» STATED PROBLEM
Pick out and copy every line below that has the word "with".

» EXCERPTED RECORDS
_ _ _ _

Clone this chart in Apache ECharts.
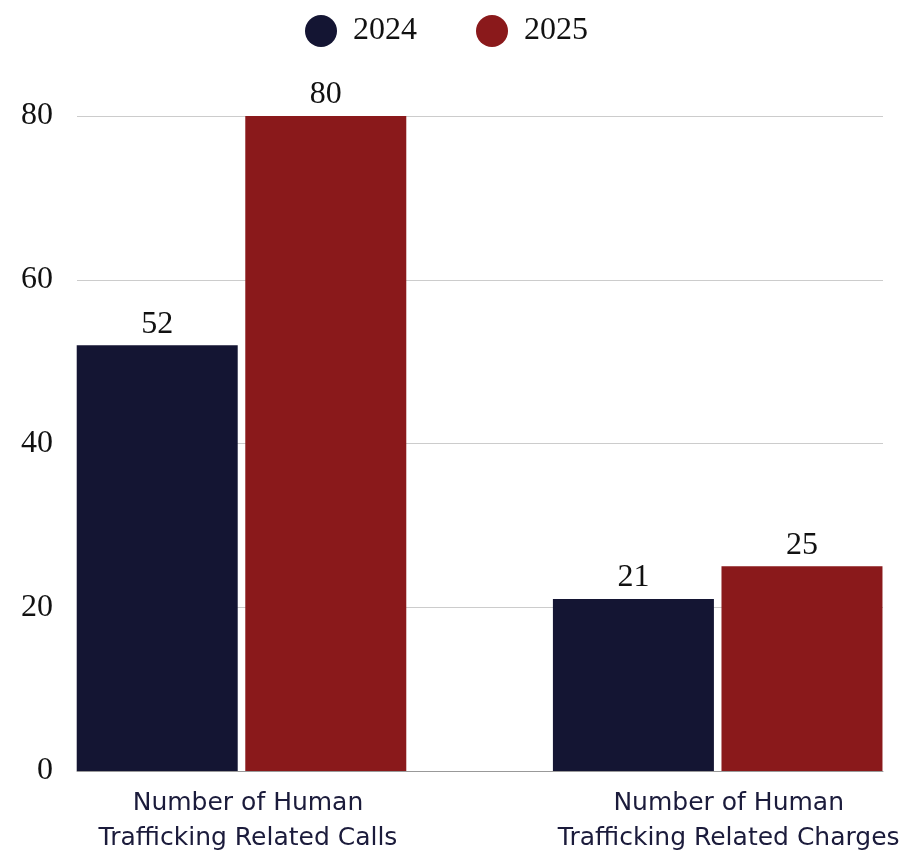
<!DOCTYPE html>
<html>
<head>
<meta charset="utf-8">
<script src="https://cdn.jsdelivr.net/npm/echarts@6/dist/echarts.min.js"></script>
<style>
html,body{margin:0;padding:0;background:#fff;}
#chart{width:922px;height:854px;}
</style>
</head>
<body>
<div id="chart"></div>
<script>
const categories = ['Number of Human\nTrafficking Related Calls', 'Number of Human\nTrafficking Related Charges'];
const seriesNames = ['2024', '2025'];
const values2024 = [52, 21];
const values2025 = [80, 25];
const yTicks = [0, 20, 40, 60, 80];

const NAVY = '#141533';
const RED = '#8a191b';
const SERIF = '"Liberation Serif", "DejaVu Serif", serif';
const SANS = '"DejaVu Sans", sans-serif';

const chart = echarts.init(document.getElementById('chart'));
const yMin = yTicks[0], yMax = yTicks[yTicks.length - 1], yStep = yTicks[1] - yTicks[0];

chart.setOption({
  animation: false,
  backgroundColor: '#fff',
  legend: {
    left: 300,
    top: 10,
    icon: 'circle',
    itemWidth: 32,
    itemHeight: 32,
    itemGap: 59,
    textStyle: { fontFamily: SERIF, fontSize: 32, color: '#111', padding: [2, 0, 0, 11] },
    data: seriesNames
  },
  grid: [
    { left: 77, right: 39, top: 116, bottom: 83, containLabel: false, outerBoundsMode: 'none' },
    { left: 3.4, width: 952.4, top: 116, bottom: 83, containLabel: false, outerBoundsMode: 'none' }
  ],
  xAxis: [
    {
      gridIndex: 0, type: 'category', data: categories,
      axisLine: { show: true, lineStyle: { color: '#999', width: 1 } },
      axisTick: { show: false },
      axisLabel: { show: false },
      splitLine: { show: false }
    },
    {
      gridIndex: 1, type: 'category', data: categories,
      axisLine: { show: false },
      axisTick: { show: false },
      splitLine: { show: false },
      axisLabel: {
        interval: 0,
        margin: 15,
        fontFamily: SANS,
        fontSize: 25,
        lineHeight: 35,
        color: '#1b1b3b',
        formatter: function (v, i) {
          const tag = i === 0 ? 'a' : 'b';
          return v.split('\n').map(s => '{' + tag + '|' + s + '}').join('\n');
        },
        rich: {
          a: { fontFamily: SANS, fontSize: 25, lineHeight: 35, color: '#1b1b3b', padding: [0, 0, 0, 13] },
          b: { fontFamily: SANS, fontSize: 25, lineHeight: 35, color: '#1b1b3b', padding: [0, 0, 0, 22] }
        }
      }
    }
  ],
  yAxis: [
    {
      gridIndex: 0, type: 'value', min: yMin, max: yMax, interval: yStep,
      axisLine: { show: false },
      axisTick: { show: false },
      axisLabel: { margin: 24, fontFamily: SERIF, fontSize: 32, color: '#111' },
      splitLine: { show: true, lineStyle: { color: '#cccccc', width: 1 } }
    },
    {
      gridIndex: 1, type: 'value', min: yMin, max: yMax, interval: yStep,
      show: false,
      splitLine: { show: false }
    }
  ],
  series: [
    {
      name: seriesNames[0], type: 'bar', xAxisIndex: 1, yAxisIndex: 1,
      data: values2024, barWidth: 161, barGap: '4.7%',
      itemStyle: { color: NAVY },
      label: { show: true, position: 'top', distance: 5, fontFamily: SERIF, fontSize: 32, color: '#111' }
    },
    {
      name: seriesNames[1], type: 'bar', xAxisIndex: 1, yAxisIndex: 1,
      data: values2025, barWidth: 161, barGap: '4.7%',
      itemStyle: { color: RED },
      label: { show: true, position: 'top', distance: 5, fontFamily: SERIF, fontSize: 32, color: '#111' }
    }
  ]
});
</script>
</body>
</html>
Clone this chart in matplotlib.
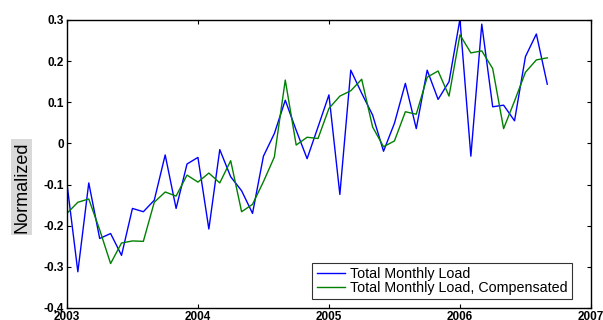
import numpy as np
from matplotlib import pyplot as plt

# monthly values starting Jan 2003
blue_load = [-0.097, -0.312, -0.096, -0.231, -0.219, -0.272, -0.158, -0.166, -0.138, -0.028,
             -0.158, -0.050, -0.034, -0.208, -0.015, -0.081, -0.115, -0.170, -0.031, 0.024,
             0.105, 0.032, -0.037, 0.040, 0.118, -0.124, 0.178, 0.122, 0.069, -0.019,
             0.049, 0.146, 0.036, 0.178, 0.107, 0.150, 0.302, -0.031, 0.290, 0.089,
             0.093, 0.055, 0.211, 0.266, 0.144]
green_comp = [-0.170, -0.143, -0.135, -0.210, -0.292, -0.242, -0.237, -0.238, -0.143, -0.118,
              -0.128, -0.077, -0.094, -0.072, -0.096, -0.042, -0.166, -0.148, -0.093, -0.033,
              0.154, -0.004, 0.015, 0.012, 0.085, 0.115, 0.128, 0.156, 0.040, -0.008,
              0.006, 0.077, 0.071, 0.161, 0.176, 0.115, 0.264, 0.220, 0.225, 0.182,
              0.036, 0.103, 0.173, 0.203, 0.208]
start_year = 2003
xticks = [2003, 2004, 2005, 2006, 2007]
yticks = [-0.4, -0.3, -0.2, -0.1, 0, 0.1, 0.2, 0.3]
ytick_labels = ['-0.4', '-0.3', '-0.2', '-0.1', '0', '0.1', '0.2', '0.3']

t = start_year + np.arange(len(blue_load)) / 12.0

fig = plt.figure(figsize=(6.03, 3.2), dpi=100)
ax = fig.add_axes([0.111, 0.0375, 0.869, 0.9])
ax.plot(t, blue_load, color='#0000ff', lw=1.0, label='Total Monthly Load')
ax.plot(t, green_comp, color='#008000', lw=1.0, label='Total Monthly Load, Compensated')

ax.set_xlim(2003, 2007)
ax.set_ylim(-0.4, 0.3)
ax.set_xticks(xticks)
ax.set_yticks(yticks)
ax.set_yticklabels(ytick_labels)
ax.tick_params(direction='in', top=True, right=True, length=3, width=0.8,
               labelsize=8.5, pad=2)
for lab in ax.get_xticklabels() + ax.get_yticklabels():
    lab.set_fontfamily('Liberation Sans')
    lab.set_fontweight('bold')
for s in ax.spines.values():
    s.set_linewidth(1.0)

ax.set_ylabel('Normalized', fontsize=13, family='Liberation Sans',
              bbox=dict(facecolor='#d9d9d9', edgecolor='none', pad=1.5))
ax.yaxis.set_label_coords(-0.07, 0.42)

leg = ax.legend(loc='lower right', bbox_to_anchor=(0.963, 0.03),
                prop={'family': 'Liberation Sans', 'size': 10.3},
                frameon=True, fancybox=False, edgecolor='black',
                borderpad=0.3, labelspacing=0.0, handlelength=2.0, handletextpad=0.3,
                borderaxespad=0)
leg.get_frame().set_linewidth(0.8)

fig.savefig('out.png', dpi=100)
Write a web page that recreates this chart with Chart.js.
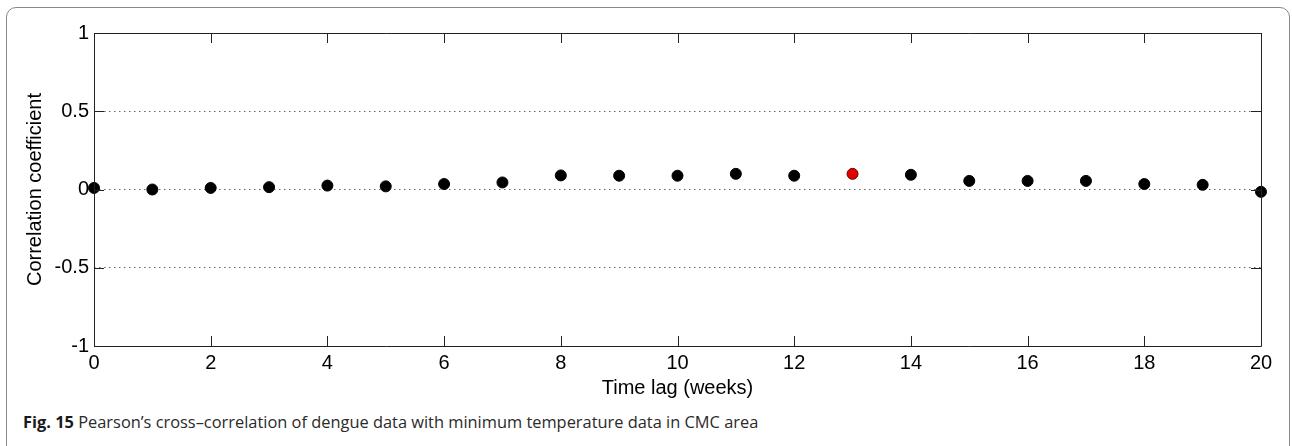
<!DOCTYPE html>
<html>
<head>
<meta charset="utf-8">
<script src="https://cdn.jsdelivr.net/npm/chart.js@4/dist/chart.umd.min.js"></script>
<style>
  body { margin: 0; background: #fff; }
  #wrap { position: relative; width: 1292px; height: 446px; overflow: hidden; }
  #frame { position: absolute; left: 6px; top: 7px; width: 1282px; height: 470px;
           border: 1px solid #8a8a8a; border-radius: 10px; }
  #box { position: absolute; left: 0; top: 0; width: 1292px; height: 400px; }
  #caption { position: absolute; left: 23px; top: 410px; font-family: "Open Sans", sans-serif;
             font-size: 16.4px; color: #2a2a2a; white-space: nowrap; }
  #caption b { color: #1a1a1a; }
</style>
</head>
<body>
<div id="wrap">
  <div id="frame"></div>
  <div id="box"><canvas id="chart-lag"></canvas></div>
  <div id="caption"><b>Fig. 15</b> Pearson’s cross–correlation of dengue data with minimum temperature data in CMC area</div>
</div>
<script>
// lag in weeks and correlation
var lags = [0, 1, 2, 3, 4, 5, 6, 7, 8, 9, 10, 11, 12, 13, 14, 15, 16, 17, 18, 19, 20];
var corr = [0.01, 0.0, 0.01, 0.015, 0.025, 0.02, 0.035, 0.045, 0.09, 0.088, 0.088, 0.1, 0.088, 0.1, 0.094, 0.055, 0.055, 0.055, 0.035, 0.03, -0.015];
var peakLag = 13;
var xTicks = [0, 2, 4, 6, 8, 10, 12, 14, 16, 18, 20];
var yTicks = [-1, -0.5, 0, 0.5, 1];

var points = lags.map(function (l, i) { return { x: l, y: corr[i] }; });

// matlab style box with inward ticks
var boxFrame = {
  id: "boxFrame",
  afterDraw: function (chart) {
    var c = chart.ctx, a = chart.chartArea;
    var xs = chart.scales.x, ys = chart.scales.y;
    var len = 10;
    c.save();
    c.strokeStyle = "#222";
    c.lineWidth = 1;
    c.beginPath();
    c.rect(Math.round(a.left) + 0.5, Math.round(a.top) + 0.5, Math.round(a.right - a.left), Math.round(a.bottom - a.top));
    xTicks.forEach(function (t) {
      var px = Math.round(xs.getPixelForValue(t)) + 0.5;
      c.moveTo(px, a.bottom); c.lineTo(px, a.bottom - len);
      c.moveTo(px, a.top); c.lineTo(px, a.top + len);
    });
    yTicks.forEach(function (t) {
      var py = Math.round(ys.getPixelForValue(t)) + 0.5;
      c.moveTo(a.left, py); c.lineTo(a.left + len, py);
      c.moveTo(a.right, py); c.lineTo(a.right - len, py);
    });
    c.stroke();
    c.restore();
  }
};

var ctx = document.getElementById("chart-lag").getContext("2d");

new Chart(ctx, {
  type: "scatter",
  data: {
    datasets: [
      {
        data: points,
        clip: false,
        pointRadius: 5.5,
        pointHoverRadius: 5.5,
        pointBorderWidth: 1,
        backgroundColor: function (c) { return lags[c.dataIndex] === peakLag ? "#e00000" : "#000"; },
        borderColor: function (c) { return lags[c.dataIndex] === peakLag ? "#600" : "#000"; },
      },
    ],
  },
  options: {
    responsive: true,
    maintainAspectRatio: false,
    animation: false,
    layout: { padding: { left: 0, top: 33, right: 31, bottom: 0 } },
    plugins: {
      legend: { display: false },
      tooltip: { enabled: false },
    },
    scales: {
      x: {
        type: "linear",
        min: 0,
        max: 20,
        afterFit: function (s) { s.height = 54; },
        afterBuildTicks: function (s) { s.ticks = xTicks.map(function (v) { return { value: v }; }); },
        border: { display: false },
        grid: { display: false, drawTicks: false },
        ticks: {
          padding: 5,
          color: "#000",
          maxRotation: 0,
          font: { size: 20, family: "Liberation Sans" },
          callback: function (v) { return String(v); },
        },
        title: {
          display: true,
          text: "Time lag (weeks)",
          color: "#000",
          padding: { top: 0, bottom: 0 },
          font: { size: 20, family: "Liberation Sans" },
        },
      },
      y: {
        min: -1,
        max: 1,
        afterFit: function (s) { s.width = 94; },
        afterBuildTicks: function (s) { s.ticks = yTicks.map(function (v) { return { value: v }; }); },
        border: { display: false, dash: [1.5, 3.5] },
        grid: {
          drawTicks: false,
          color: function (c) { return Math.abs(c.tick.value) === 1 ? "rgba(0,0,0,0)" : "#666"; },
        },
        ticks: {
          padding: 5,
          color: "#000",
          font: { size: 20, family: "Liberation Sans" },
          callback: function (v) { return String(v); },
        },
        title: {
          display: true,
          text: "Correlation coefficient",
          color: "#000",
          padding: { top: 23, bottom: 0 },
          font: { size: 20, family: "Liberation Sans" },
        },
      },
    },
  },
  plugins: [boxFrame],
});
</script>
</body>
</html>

_ _ _ _

» EXERCISE RESULT
Write a web page that recreates this chart with Chart.js.
  <div id="caption"><b>Fig. 15</b> Pearson’s cross–correlation of dengue data with minimum temperature data in CMC area</div>
// matlab style box with inward ticks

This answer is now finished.